Agir en garantie des vices cachés

La garantie contre les vices cachés est l’une des garanties que le Code civil met à la charge du vendeur ; ainsi, le vendeur doit garantie à l’acheteur des vices cachés qui affectent l’utilité de la chose, ou sa valeur si l’acquéreur entend la revendre.

Le vendeur est tenu de la garantie à raison des défauts cachés de la chose vendue qui la rendent impropre à l’usage auquel on la destine, ou qui diminuent tellement cet usage que l’acheteur ne l’aurait pas acquise, ou n’en aurait donné qu’un moindre prix, s’il les avait connus (C. civ. art. 1641). L’acheteur a alors le choix de demander l’anéantissement de la vente ou une réduction de son prix, outre d’éventuels dommages-intérêts si le vendeur connaissait les vices (C. civ. art. 1644 et 1645). L’acheteur doit exercer l’action en garantie dans un délai de deux ans à compter de la découverte du vice (C. civ. art. 1648).

Fondement juridique

Articles 1641 et suivants du code civil

La garantie des vices cachés protège les acquéreurs : elle impose au vendeur professionnel ou occasionnel de livrer un bien sans défaut (dit « vice ») susceptible de compromettre l’utilisation que l’acheteur souhaite en faire.

Cette garantie s’applique à un vice caché lors de la vente : l’action doit être engagée dans un délai de 2 ans à compter de la découverte du défaut.

La qualité du vendeur

En matière de garantie des vices cachés, le vendeur n’est pas soumis aux mêmes règles selon qu’il connaissait ou non les vices lors de la vente :

  • s’il les connaissait, il doit restituer tout ou partie du prix de vente à l’acheteur (selon que l’acheteur choisit de garder ou de restituer le bien), mais aussi l’indemniser de tous les dommages subis (C. civ. art. 1645) [dommages-intérêts] ;
  • s’il les ignorait, il est seulement tenu de restituer tout ou partie du prix et de rembourser les frais de la vente (art. 1646), et non de garantir l’acheteur des dommages causés par le vice (Cass. 1e civ. 4-2-1963 no 57-10.892 P : Bull. civ. I no 77).

Pèse sur le vendeur professionnel une présomption irréfragable de connaissance du vice qui lui interdit d’apporter la preuve contraire et l’oblige à réparer l’intégralité des dommages qui sont la conséquence du vice (Cass. 1e civ. 21-11-1972 no 70-13.898 : Bull. civ. I no 257 ; Cass. 2e civ. 30-3-2000 no 98-15.286 P : Bull. civ. II no 57 ; Cass. com. 5-7-2023 no 22-11.621 F-B : BRDA 15-16/23 inf. 9, déclarant ce principe conforme au droit à un procès équitable).
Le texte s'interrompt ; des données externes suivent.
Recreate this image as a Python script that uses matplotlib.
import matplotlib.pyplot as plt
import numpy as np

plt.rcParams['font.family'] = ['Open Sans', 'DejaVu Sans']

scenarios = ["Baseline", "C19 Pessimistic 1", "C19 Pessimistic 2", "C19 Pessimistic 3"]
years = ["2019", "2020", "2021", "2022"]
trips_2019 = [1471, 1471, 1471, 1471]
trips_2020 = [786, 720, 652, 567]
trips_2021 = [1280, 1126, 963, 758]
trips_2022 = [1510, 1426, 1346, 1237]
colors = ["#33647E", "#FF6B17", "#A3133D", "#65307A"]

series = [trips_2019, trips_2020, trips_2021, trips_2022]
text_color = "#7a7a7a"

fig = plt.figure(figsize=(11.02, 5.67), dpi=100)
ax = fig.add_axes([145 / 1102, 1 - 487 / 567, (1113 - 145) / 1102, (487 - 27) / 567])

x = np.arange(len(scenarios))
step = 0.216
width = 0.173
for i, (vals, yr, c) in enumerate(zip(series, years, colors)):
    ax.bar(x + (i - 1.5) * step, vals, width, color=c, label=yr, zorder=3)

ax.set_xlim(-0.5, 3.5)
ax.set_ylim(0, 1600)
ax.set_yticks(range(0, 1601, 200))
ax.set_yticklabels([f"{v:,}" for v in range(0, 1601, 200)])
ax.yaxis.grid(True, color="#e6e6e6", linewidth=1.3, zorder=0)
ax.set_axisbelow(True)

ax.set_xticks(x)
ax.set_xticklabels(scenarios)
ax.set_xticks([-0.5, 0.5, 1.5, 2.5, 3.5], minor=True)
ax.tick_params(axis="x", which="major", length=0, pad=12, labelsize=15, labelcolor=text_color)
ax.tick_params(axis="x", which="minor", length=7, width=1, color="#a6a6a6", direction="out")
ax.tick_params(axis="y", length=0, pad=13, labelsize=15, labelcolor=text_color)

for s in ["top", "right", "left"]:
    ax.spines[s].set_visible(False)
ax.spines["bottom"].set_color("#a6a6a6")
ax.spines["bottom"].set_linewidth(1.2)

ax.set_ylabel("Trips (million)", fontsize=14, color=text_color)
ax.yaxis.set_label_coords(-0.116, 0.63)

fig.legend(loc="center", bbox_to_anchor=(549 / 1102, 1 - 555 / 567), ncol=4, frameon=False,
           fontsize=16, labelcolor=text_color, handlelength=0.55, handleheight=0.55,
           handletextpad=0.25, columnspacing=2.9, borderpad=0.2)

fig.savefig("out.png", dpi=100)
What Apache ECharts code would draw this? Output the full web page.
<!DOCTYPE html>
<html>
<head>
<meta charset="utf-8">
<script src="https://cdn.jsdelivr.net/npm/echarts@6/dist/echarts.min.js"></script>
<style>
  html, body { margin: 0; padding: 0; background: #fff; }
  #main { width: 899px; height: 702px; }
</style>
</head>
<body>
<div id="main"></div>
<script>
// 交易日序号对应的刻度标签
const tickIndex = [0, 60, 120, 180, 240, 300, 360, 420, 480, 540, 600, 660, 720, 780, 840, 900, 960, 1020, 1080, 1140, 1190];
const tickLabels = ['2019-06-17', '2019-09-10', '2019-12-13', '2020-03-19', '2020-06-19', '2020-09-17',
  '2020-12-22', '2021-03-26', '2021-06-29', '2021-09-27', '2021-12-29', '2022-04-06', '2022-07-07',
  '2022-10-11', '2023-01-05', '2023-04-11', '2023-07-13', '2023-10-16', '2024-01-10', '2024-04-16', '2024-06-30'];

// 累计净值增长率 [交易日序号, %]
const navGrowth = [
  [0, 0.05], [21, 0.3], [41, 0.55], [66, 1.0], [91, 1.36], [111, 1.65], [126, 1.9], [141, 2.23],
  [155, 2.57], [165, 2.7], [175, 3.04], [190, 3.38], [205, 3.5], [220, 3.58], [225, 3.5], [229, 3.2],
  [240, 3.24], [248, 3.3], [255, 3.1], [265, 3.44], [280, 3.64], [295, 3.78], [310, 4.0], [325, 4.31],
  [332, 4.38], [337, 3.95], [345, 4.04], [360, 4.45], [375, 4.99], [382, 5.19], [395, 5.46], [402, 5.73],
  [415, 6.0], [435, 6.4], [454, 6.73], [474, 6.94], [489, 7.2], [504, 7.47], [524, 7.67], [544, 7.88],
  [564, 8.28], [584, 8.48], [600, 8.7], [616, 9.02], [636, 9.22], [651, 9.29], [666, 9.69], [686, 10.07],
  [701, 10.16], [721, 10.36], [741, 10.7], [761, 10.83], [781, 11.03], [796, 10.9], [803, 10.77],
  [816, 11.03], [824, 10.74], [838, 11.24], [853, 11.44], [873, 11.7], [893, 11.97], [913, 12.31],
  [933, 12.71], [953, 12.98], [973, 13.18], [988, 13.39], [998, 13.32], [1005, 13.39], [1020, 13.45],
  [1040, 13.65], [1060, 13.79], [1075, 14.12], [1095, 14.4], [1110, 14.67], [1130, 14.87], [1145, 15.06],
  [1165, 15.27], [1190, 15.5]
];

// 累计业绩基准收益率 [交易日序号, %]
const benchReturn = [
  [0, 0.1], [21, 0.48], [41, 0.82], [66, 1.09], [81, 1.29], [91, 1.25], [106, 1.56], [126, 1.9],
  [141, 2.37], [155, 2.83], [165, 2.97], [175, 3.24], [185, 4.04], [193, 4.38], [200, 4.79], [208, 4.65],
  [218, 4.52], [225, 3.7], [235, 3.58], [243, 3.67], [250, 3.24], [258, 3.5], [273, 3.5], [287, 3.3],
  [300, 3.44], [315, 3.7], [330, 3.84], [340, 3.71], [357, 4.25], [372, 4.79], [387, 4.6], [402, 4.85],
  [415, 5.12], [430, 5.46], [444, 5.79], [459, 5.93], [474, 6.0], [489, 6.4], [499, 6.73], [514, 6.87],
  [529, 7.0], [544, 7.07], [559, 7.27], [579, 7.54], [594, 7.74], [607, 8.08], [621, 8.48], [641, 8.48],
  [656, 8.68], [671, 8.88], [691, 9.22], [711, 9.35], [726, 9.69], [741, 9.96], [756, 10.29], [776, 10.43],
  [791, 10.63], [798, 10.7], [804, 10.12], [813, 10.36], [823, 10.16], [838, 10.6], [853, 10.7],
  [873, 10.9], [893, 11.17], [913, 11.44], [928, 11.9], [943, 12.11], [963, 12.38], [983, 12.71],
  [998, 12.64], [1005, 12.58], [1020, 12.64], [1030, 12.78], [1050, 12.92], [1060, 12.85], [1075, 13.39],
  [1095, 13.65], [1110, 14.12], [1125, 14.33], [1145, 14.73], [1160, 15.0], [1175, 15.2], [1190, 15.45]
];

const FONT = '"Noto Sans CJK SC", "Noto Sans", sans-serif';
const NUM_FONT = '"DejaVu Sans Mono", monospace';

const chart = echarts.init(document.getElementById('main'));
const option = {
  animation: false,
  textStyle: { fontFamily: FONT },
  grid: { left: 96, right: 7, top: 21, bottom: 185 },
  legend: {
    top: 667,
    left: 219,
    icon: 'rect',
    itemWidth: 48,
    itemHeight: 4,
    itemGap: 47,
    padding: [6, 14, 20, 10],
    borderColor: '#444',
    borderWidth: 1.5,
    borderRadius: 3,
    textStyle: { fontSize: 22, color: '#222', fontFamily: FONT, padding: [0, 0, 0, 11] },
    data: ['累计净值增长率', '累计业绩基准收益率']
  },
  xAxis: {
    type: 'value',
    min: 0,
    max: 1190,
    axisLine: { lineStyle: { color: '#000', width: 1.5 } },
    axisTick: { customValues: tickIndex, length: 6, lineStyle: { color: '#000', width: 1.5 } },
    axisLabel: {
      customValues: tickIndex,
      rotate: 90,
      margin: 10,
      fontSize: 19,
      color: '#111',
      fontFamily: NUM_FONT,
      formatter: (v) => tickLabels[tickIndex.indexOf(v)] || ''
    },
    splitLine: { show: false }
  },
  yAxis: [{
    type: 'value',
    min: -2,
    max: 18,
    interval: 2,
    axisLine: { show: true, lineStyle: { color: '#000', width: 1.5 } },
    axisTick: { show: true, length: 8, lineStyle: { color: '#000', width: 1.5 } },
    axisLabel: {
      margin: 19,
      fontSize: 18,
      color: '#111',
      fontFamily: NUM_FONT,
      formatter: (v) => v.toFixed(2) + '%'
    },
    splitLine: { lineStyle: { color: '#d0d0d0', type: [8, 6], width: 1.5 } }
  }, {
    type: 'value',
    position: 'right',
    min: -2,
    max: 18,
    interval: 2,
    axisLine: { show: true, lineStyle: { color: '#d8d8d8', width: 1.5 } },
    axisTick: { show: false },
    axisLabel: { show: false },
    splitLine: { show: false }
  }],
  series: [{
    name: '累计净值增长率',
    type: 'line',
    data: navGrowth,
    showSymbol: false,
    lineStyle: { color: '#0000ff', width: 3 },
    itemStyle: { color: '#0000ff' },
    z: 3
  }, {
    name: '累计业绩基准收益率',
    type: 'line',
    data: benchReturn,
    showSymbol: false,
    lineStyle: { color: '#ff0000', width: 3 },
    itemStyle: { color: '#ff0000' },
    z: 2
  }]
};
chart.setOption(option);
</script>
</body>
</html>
Encore faut-il qu’il s’agisse d’un vendeur professionnel, ce que les juges du fond doivent caractériser (Cass. 1e civ. 12-3-1980 no 78-16.290 : Bull. civ. I no 85)

Il résulte de l’article 1645 une présomption irréfragable de connaissance par le vendeur professionnel du vice du bien vendu, qui l’oblige à réparer l’intégralité des dommages qui en sont la conséquence, si la société qui avait vendu l’objet litigieux se livrait de façon habituelle à cette vente.
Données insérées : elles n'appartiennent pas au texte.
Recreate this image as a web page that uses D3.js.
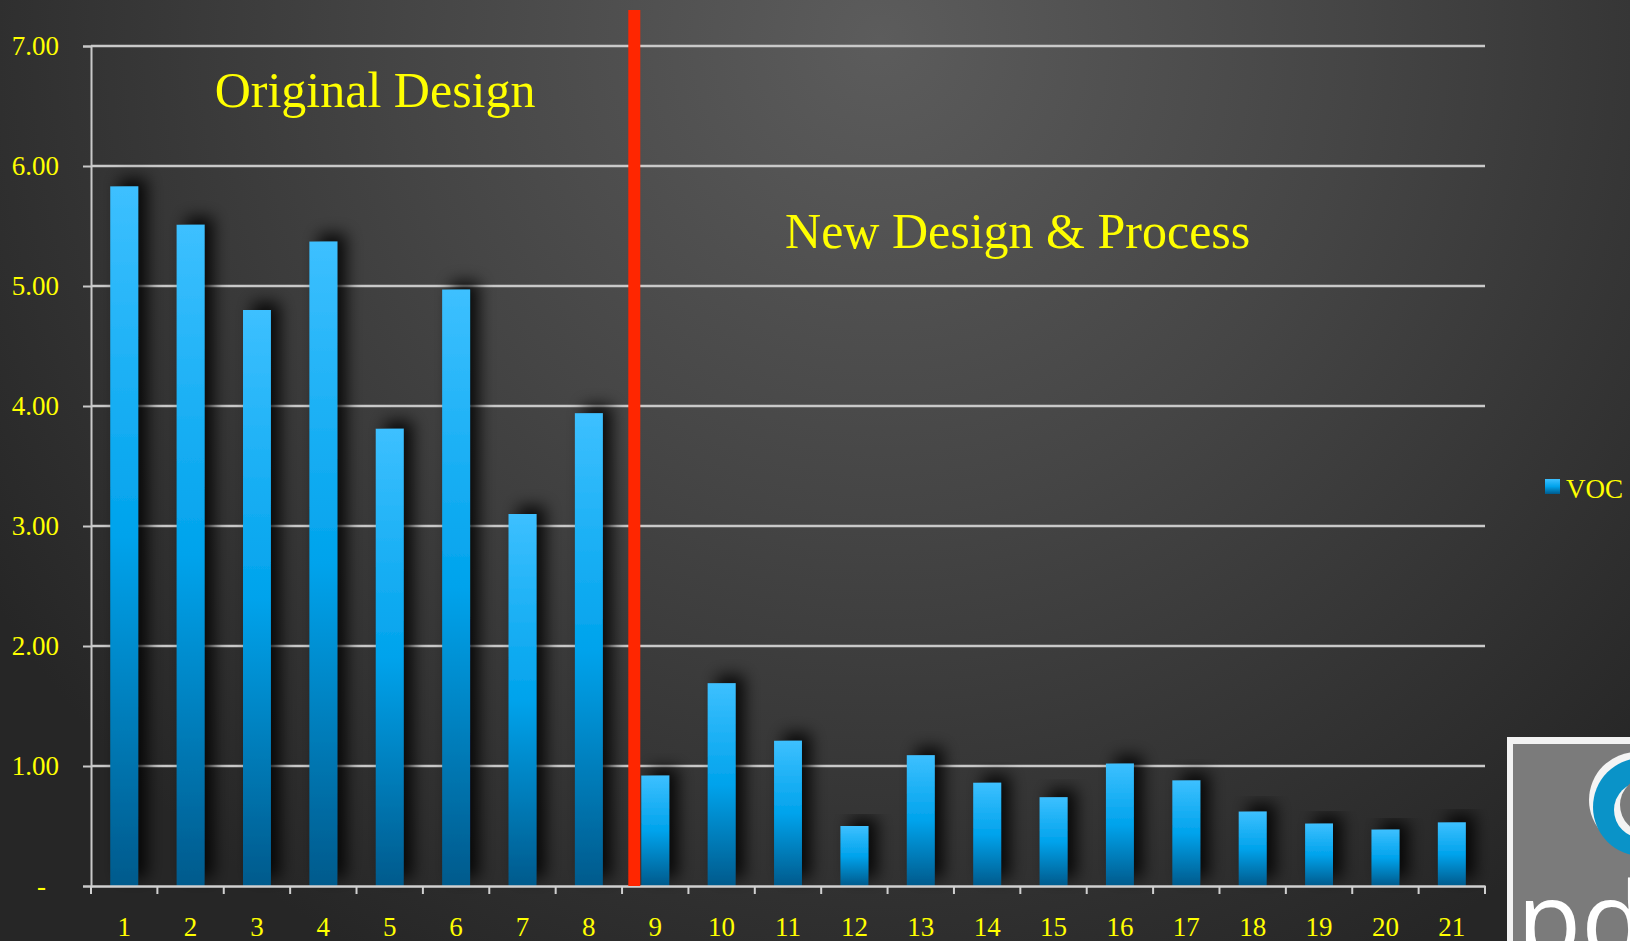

Qui est un vendeur professionnel ?

  • L’entreprise qui revend son matériel usagé n’est pas vendeur professionnel. Le professionnel qui revend d’occasion un bien dont il a fait usage dans le cadre de son activité n’est pas un vendeur professionnel présumé connaître les vices dont le bien est atteint et tenu de réparer tous les dommages qui en sont la conséquence. Le fait que le vendeur ait une activité économique et vende occasionnellement des biens d’occasion en lien avec son activité est insuffisant pour le qualifier de vendeur professionnel des biens en cause. Par exemple, une société spécialisée dans le débardage forestier qui achète un engin agricole puis le revend n’est pas un vendeur professionnel (Cass. com. 17-1-2024 n° 21-23.909 F-B, Sté de travaux et débardage Antunes c/ Sté Sogedep).

Contre qui agir ?

Contre l’entrepreneur par le maitre de l’ouvrage : non

Quand un entrepreneur fournit au maître de l’ouvrage du matériel qui s’avère défectueux, ce dernier ne peut pas agir contre lui sur le fondement de la garantie des vices cachés.
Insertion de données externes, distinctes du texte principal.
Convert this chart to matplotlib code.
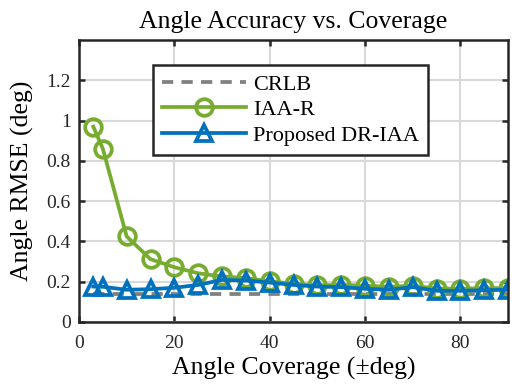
import numpy as np
import matplotlib
matplotlib.use('Agg')
import matplotlib.pyplot as plt

# angle coverage (+/- deg)
coverage = [3, 5, 10, 15, 20, 25, 30, 35, 40, 45, 50, 55, 60, 65, 70, 75, 80, 85, 90]

crlb = [0.14] * len(coverage)
iaa_r = [0.97, 0.86, 0.425, 0.312, 0.272, 0.242, 0.226, 0.218, 0.202, 0.19, 0.182,
         0.185, 0.18, 0.175, 0.18, 0.166, 0.165, 0.168, 0.168]
dr_iaa = [0.176, 0.175, 0.16, 0.163, 0.17, 0.184, 0.209, 0.206, 0.196, 0.184, 0.176,
          0.173, 0.165, 0.16, 0.173, 0.155, 0.155, 0.158, 0.16]

plt.rcParams['font.family'] = ['Liberation Serif', 'DejaVu Serif']

fig = plt.figure(figsize=(5.2, 3.88), dpi=100)
ax = fig.add_axes([79/520, 1 - 322/388, 429/520, 282/388])

ax.plot(coverage, crlb, '--', color=(0.5, 0.5, 0.5), lw=2.7, dashes=(3, 2.2), label='CRLB')
ax.plot(coverage, iaa_r, '-o', color='#77AC30', lw=2.7, ms=12, mfc='none', mew=2.7,
        label='IAA-R')
ax.plot(coverage, dr_iaa, '-^', color='#0072BD', lw=2.7, ms=12, mfc='none', mew=2.7,
        label='Proposed DR-IAA')

ax.set_xlim(0, 90)
ax.set_ylim(0, 1.4)
ax.set_xticks([0, 20, 40, 60, 80])
ax.set_yticks([0, 0.2, 0.4, 0.6, 0.8, 1, 1.2])
ax.set_yticklabels(['0', '0.2', '0.4', '0.6', '0.8', '1', '1.2'])
ax.grid(True, color='#d9d9d9', lw=1.5)
ax.set_axisbelow(True)
ax.tick_params(direction='in', top=True, right=True, labelsize=14, width=1.8,
               length=4, colors='#262626')
ax.tick_params(axis='x', pad=9)
ax.tick_params(axis='y', pad=6)
for s in ax.spines.values():
    s.set_linewidth(1.8)
    s.set_color('#262626')

ax.set_xlabel('Angle Coverage (\u00b1deg)', fontsize=18.5, labelpad=4)
ax.set_ylabel('Angle RMSE (deg)', fontsize=18.5, labelpad=9)
ax.set_title('Angle Accuracy vs. Coverage', fontsize=18.5, pad=9)

leg = ax.legend(loc='upper left', bbox_to_anchor=(0.172, 0.91), fontsize=16,
                fancybox=False, edgecolor='#262626', framealpha=1,
                handlelength=3.8, handletextpad=0.3, borderpad=0.4, labelspacing=0.22,
                borderaxespad=0)
leg.get_frame().set_linewidth(1.8)

fig.savefig('out.png', dpi=100)
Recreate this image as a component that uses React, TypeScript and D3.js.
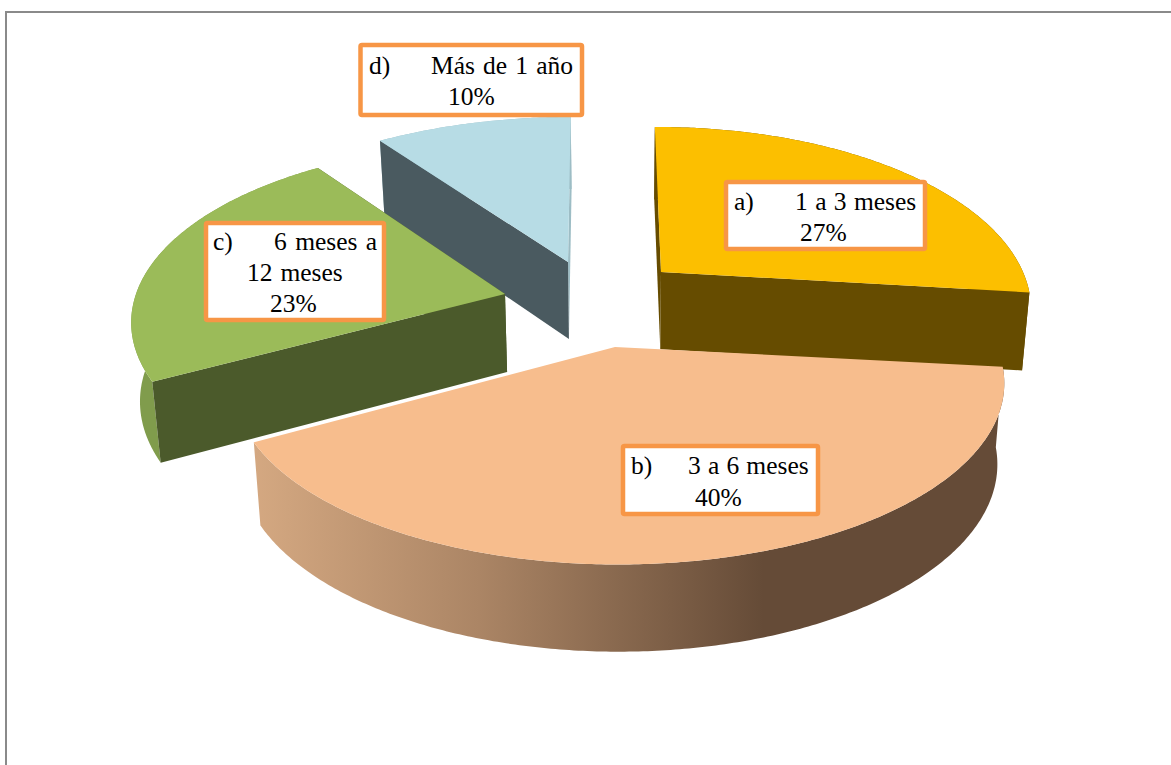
import React from "react";
import * as d3 from "d3";

const categories = ["a)", "b)", "c)", "d)"];
const shares = [27, 40, 23, 10];
const topColors = ["#fcbf00", "#f7bd8d", "#9bbb59", "#b7dce5"];
const startWallColors = ["#664c00", "none", "#4b5a2b", "#4a5a60"];
const endWallColors = ["#664c00", "none", "#4b5a2b", "#9dbdc5"];
const rimColors = ["#664c00", "url(#rimB)", "#809c4c", "#9dbdc5"];

// Layout of each exploded slice on the page
const apexX = [661, 615, 505, 568];
const apexY = [272, 347, 294, 262];
const radiusX = [362, 378, 369, 376];
const lean = [-3, 0, 0, 2.7];
const spin = [-0.6, -0.8, 1, 0];
const rimShift = [0, 3.5, 0, 0];
const perspective = [0.2, 0.2, 0.16, 0.2];
const paintOrder = [3, 0, 2, 1];

const radiusZ = 174;
const vanishX = 620;

type Pt = [number, number];

const project = (i: number, angle: number, r = 1): Pt => {
  const a = angle + (spin[i] * Math.PI) / 180;
  const X = r * Math.sin(a);
  const Z = r * Math.cos(a);
  const s = 1 / (1 + perspective[i] * Z);
  return [
    apexX[i] + radiusX[i] * X * s + lean[i] * Z + rimShift[i] * r,
    apexY[i] - radiusZ * Z * s,
  ];
};
const drop = ([x, y]: Pt): Pt => [
  vanishX + (x - vanishX) * 0.982,
  y + 68 + 0.034 * y,
];

const pieArcs = d3
  .pie<number>()
  .sort(null)
  .value((d) => d)
  .startAngle(0)
  .endAngle(2 * Math.PI)(shares);

const closed = d3.line<Pt>().x((d) => d[0]).y((d) => d[1]);
const pathOf = (pts: Pt[]) => closed(pts) + "Z";

const arcPoints = (i: number, a0: number, a1: number): Pt[] => {
  const n = Math.ceil((a1 - a0) / 0.01);
  return d3.range(n + 1).map((k) => project(i, a0 + ((a1 - a0) * k) / n));
};

type Label = { box: [number, number, number, number]; lines: { t: string; x: number; y: number; ws?: number }[] };
const labels: Label[] = [
  {
    box: [726, 182, 199, 67],
    lines: [
      { t: categories[0], x: 734, y: 210 },
      { t: "1 a 3 meses", x: 795, y: 210, ws: 1 },
      { t: "27%", x: 800, y: 241 },
    ],
  },
  {
    box: [623, 446, 195, 68],
    lines: [
      { t: categories[1], x: 631, y: 474 },
      { t: "3 a 6 meses", x: 688, y: 474, ws: 0.8 },
      { t: "40%", x: 695, y: 506 },
    ],
  },
  {
    box: [206, 223, 178, 97],
    lines: [
      { t: categories[2], x: 213, y: 250 },
      { t: "6 meses a", x: 274, y: 250, ws: 2 },
      { t: "12 meses", x: 247, y: 281, ws: 1.5 },
      { t: "23%", x: 270, y: 312 },
    ],
  },
  {
    box: [360.5, 45, 221.5, 70],
    lines: [
      { t: categories[3], x: 369, y: 74 },
      { t: "Más de 1 año", x: 431, y: 74, ws: 1.8 },
      { t: "10%", x: 448, y: 105 },
    ],
  },
];

export default function App() {
  return (
    <svg
      width={1171}
      height={765}
      viewBox="0 0 1171 765"
      style={{ position: "absolute", left: 0, top: 0, background: "#fff" }}
    >
      <defs>
        <linearGradient id="rimB" gradientUnits="userSpaceOnUse" x1={255} x2={1003} y1={0} y2={0}>
          <stop offset="0" stopColor="#d4a881" />
          <stop offset="0.3" stopColor="#ab8565" />
          <stop offset="0.68" stopColor="#654b37" />
          <stop offset="1" stopColor="#654b37" />
        </linearGradient>
      </defs>
      <path d="M6,765V12H1171" fill="none" stroke="#8a8a8a" strokeWidth={2} />
      {paintOrder.map((i) => {
        const { startAngle: a0, endAngle: a1 } = pieArcs[i];
        const rim = arcPoints(i, a0, a1);
        const apex = project(i, 0, 0);
        const first = rim[0];
        const last = rim[rim.length - 1];
        return (
          <g key={categories[i]}>
            <path d={pathOf([...rim, ...rim.map(drop).reverse()])} fill={rimColors[i]} />
            <path d={pathOf([apex, last, drop(last), drop(apex)])} fill={endWallColors[i]} />
            <path d={pathOf([apex, first, drop(first), drop(apex)])} fill={startWallColors[i]} />
            <path d={pathOf([apex, ...rim])} fill={topColors[i]} />
          </g>
        );
      })}
      {labels.map((l, i) => (
        <g key={i}>
          <rect
            x={l.box[0]}
            y={l.box[1]}
            width={l.box[2]}
            height={l.box[3]}
            rx={1.5}
            fill="#fff"
            stroke="#f79646"
            strokeWidth={4.5}
          />
          {l.lines.map((t) => (
            <text
              key={t.t}
              x={t.x}
              y={t.y}
              fontFamily="'Liberation Serif', serif"
              fontSize={25.5}
              fill="#000"
              wordSpacing={t.ws ?? 0}
            >
              {t.t}
            </text>
          ))}
        </g>
      ))}
    </svg>
  );
}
Une société du secteur de l’énergie confie à un entrepreneur la réalisation d’une centrale de production d’électricité photovoltaïque. Pour réaliser ces travaux, l’entrepreneur utilise des connecteurs qu’il achète à un fabricant. Des défaillances de ces connecteurs ayant entraîné des interruptions de la production d’électricité, la société agit contre l’entrepreneur sur le fondement de la garantie des vices cachés.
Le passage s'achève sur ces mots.